WHOOPING COUGH New cases puzzle experts



The disease can be deadly, especially in babies.
By JANE E. ALLEN
LOS ANGELES TIMES
Doctors and public health officials are stumped. Even though vaccination rates are at record highs for whooping cough, cases of the highly contagious respiratory illness have been on the rise nationwide for more than two decades.
In recent weeks, outbreaks have taken hold in parts of New York, Pennsylvania, Texas and Illinois. Nationally, cases reached 9,771 last year (the most since 1964).
The disease can be deadly, especially in babies, with 22 deaths nationwide last year.
"It's all in infants, which is really tragic," said Dr. Howard Backer, California's top immunization official.
Whooping cough, or pertussis, takes its name from the sound that infected infants make as they struggle to inhale.
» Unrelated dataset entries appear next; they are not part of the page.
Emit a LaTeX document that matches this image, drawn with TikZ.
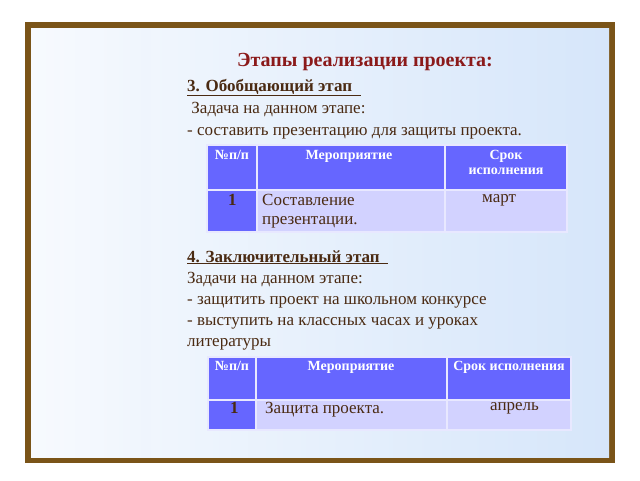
\documentclass[tikz,border=0pt]{standalone}
\usepackage{fontspec}
\setmainfont{Liberation Serif}
\definecolor{txt}{HTML}{4A2A12}
\definecolor{ttl}{HTML}{8B1A1A}
\definecolor{hdr}{HTML}{6666FF}
\definecolor{cel}{HTML}{D2D2FF}
\definecolor{frm}{HTML}{7A5418}
\definecolor{bg}{HTML}{D6E6FA}
\tikzset{
  body/.style={anchor=base west,text=txt,font=\fontsize{17}{19}\selectfont,inner sep=0},
  hcell/.style={fill=hdr,draw=white!85!hdr,line width=1.5pt},
  ccell/.style={fill=cel,draw=white!85!hdr,line width=1.5pt},
  htxt/.style={text=white,font=\bfseries\fontsize{14}{15}\selectfont,align=center,anchor=north,inner sep=0},
  ctxt/.style={text=txt,font=\fontsize{17}{19}\selectfont,anchor=north west,align=left,inner sep=0}
}
\begin{document}
\begin{tikzpicture}[x=1pt,y=-1pt]
\useasboundingbox (0,0) rectangle (640,480);
\fill[white] (0,0) rectangle (640,480);
\fill[frm] (25,22) rectangle (615,463);
\shade[left color=white!80!bg,right color=bg] (31,28) rectangle (609,457);
\shade[left color=white!80!bg,right color=white!60!bg,opacity=0.6] (60,28) rectangle (150,457);
\node[text=ttl,font=\bfseries\fontsize{20}{22}\selectfont] (title) at (365,62) {Этапы реализации проекта:};
\node[body,font=\bfseries\fontsize{17}{19}\selectfont] (s3) at (187,91) {\underline{3. Обобщающий этап\ \ }};
\node[body] (t3a) at (187,113) {\ Задача на данном этапе:};
\node[body] (t3b) at (187,135) {- составить презентацию для защиты проекта.};
% table 1
\draw[hcell] (207,145) rectangle (257,190);
\draw[hcell] (257,145) rectangle (445,190);
\draw[hcell] (445,145) rectangle (567,190);
\draw[hcell] (207,190) rectangle (257,232);
\draw[ccell] (257,190) rectangle (445,232);
\draw[ccell] (445,190) rectangle (567,232);
\node[htxt] (a1) at (232,150) {№п/п};
\node[htxt] (a2) at (349,150) {Мероприятие};
\node[htxt] (a3) at (506,150) {Срок\\исполнения};
\node[ctxt,font=\bfseries\fontsize{17}{19}\selectfont] (a4) at (228,194) {1};
\node[ctxt] (a5) at (262,194) {Составление\\презентации.};
\node[ctxt] (a6) at (482,194) {март};
\node[body,font=\bfseries\fontsize{17}{19}\selectfont] (s4) at (187,262) {\underline{4. Заключительный этап\ \ }};
\node[body] (t4a) at (187,283) {Задачи на данном этапе:};
\node[body] (t4b) at (187,304) {- защитить проект на школьном конкурсе};
\node[body] (t4c) at (187,325) {- выступить на классных часах и уроках};
\node[body] (t4d) at (187,346) {литературы};
% table 2
\draw[hcell] (208,357) rectangle (256,400);
\draw[hcell] (256,357) rectangle (447,400);
\draw[hcell] (447,357) rectangle (571,400);
\draw[hcell] (208,400) rectangle (256,430);
\draw[ccell] (256,400) rectangle (447,430);
\draw[ccell] (447,400) rectangle (571,430);
\node[htxt] (b1) at (232,361) {№п/п};
\node[htxt] (b2) at (351,361) {Мероприятие};
\node[htxt] (b3) at (509,361) {Срок исполнения};
\node[ctxt,font=\bfseries\fontsize{17}{19}\selectfont] (b4) at (230,402) {1};
\node[ctxt] (b5) at (265,402) {Защита проекта.};
\node[ctxt] (b6) at (490,402) {апрель};
\end{tikzpicture}
\end{document}
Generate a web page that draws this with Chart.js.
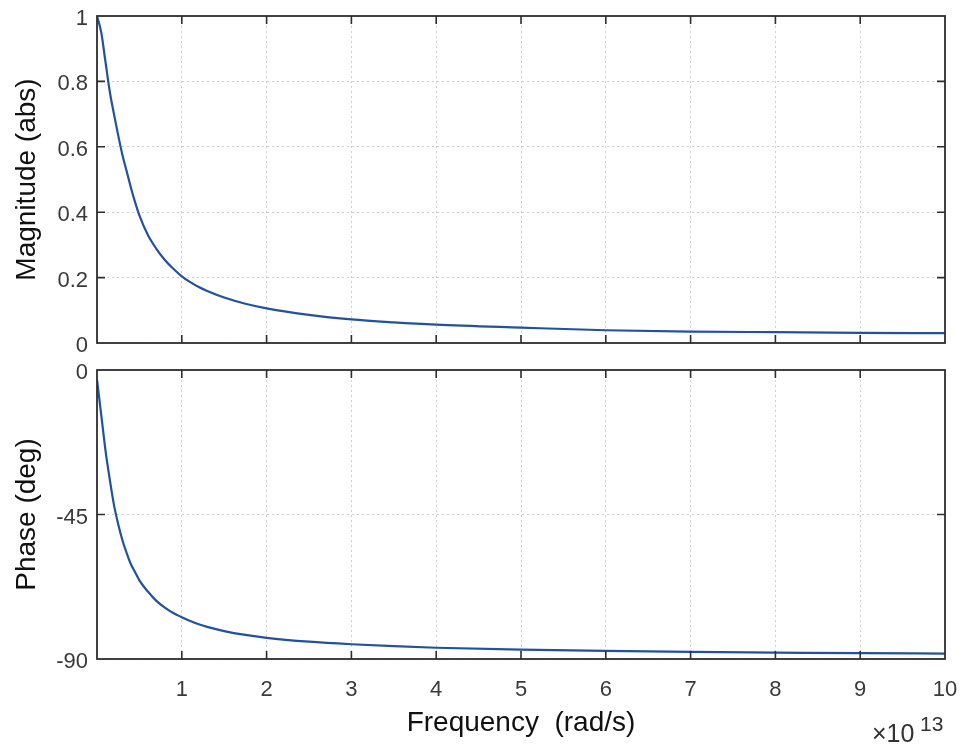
<!DOCTYPE html>
<html>
<head>
<meta charset="utf-8">
<script src="https://cdn.jsdelivr.net/npm/chart.js@4/dist/chart.umd.min.js"></script>
<style>
  html, body { margin: 0; padding: 0; background: #ffffff; }
  #wrap { position: relative; width: 969px; height: 750px; overflow: hidden; background: #fff; }
  #c1 { position: absolute; left: 0; top: 0; }
  #c2 { position: absolute; left: 0; top: 355px; }
  .ex { position: absolute; font-family: "Liberation Sans", Arial, sans-serif; color: #333; line-height: 1; white-space: nowrap; }
  #exBase { left: 872px; top: 721px; font-size: 25px; }
  #exPow { left: 920px; top: 713px; font-size: 21px; }
</style>
</head>
<body>
<div id="wrap">
  <canvas id="c1" width="969" height="355"></canvas>
  <canvas id="c2" width="969" height="395"></canvas>
  <div class="ex" id="exBase">×10</div>
  <div class="ex" id="exPow">13</div>
</div>
<script>
// Frequency in units of 1e13 rad/s
const frequency = [0, 0.05, 0.1, 0.15, 0.2, 0.25, 0.3, 0.35, 0.4, 0.45, 0.5, 0.6, 0.7, 0.8, 0.9, 1.0, 1.1, 1.2, 1.3, 1.5, 1.75, 2, 2.5, 3, 3.5, 4, 5, 6, 7, 8, 9, 10];
// Magnitude (abs)
const magnitude = [1.0, 0.95, 0.86, 0.77, 0.70, 0.635, 0.575, 0.525, 0.475, 0.43, 0.39, 0.33, 0.288, 0.254, 0.227, 0.204, 0.186, 0.171, 0.159, 0.139, 0.12, 0.106, 0.086, 0.072, 0.063, 0.056, 0.047, 0.039, 0.035, 0.033, 0.031, 0.030];
// Phase (deg)
const phase = [-3, -14, -25, -34, -42, -48, -53, -57, -60.5, -63, -65.5, -69, -71.9, -74, -75.7, -77, -78.2, -79.2, -80, -81.3, -82.5, -83.4, -84.6, -85.4, -86, -86.5, -87.1, -87.5, -87.8, -88.0, -88.2, -88.3];
const xTickLabels = ['1', '2', '3', '4', '5', '6', '7', '8', '9', '10'];
const magTicks = [0, 0.2, 0.4, 0.6, 0.8, 1];
const phaseTicks = [-90, -45, 0];

const FONT = '"Liberation Sans", Arial, Helvetica, sans-serif';
const LINE = '#2151a0';
const GRID = '#cfcfcf';
const BOX = '#2e2e2e';

const boxPlugin = {
  id: 'boxTicks',
  afterDatasetsDraw(chart) {
    const { ctx, chartArea: a, scales } = chart;
    ctx.save();
    ctx.strokeStyle = BOX;
    ctx.lineWidth = 1.6;
    ctx.beginPath();
    scales.x.ticks.forEach(t => {
      const px = scales.x.getPixelForValue(t.value);
      if (px <= a.left + 1 || px >= a.right - 1) return;
      ctx.moveTo(px, a.bottom); ctx.lineTo(px, a.bottom - 8);
      ctx.moveTo(px, a.top); ctx.lineTo(px, a.top + 8);
    });
    scales.y.ticks.forEach(t => {
      const py = scales.y.getPixelForValue(t.value);
      if (py <= a.top + 1 || py >= a.bottom - 1) return;
      ctx.moveTo(a.left, py); ctx.lineTo(a.left + 8, py);
      ctx.moveTo(a.right, py); ctx.lineTo(a.right - 8, py);
    });
    ctx.stroke();
    ctx.lineWidth = 1.8;
    ctx.strokeRect(a.left, a.top, a.right - a.left, a.bottom - a.top);
    ctx.restore();
  }
};

function makeData(ys) {
  return frequency.map((f, i) => ({ x: f, y: ys[i] }));
}

function xScale(showLabels, axisHeight) {
  return {
    type: 'linear', min: 0, max: 10,
    afterBuildTicks: (s) => { s.ticks = [0].concat(xTickLabels.map(Number)).map(v => ({ value: v })); },
    ticks: {
      display: showLabels,
      padding: 18,
      font: { family: FONT, size: 22 },
      color: '#3a3a3a',
      callback: (v) => (v === 0 ? '' : xTickLabels[v - 1])
    },
    grid: { color: GRID, lineWidth: 1, drawTicks: false },
    border: { display: false, dash: [2, 3] },
    title: showLabels ? {
      display: true, text: 'Frequency  (rad/s)',
      font: { family: FONT, size: 28 }, color: '#111',
      padding: { top: 0, bottom: 10 }
    } : { display: false },
    afterFit: (s) => { s.height = axisHeight; s.paddingLeft = 0; s.paddingRight = 0; }
  };
}

function yScale(min, max, ticks, title) {
  return {
    type: 'linear', min: min, max: max,
    afterBuildTicks: (s) => { s.ticks = ticks.map(v => ({ value: v })); },
    ticks: {
      padding: 9,
      labelOffset: 3,
      font: { family: FONT, size: 22 },
      color: '#3a3a3a',
      callback: (v) => String(v)
    },
    grid: { color: GRID, lineWidth: 1, drawTicks: false },
    border: { display: false, dash: [2, 3] },
    title: {
      display: true, text: title,
      font: { family: FONT, size: 28 }, color: '#111',
      padding: { top: 10, bottom: 0 }
    },
    afterFit: (s) => { s.width = 97; s.paddingTop = 0; s.paddingBottom = 0; }
  };
}

function makeChart(id, ys, yopts, xopts, padTop) {
  return new Chart(document.getElementById(id), {
    type: 'line',
    data: {
      datasets: [{
        data: makeData(ys),
        borderColor: LINE,
        borderWidth: 2.2,
        pointRadius: 0,
        fill: false,
        cubicInterpolationMode: 'monotone'
      }]
    },
    options: {
      responsive: false,
      animation: false,
      devicePixelRatio: 1,
      layout: { padding: { left: 0, right: 24, top: padTop, bottom: 0 } },
      plugins: { legend: { display: false }, tooltip: { enabled: false } },
      scales: { x: xopts, y: yopts }
    },
    plugins: [boxPlugin]
  });
}

makeChart('c1', magnitude, yScale(0, 1, magTicks, 'Magnitude (abs)'), xScale(false, 12), 16);
makeChart('c2', phase, yScale(-90, 0, phaseTicks, 'Phase (deg)'), xScale(true, 91), 15);
</script>
</body>
</html>
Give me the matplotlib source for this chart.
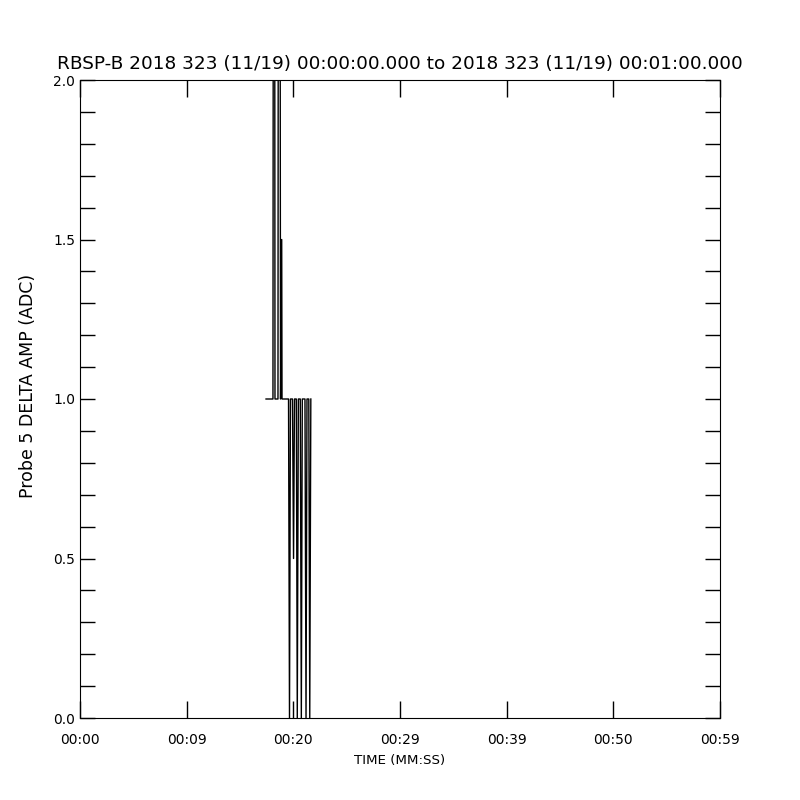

It's caused by a rugged and wily bacterium, "Bordetella pertussis," that evades much of the body's disease-fighting system while wreaking havoc in the lungs, creating paroxysms of coughing powerful enough to break ribs.
Can be deadly
In infants especially, coughing fits can lead to vomiting, which can cause malnutrition; complications include pneumonia and death. In adults, the illness typically is less severe, producing a cough that lasts weeks to months.
Vaccinations begun in the 1940s was considered to have vanquished the bacterium. It slashed rates from 150 reported cases per 100,000 Americans to less than 1 case per 100,000. But that rate has bounced back to 2.7 reported cases for every 100,000 Americans, although "there may be as many as 10 times as many cases," said Kris Bisgard, a medical epidemiologist with the federal Centers for Disease Control and Prevention in Atlanta.
The illness is likely to be missed in teenagers and adults, who account for 50 percent of reported cases, because few doctors are trained to think about pertussis in anyone but babies. Although a simple blood test could help ensure that cases are properly treated, such a test remains elusive. Nor is there a vaccine for people older than 7.
Health officials understand why some people may be susceptible, but they're at a loss to explain the steady rise in cases. "We're not 100 percent sure what the factors are," Backer said.
Some regional health officials have blamed parents who choose not to vaccinate their children. That has left some children vulnerable to infection and to becoming potent disease-spreaders. Another problem is that the childhood vaccine is imperfect, just 85 percent effective against serious forms of the illness. "That means you can get a mild illness if you're vaccinated and transmit it," said Bisgard.
Another contributor, she said, is waning immunity: The vaccine probably protects for about 10 years, which means kids become susceptible again by adolescence.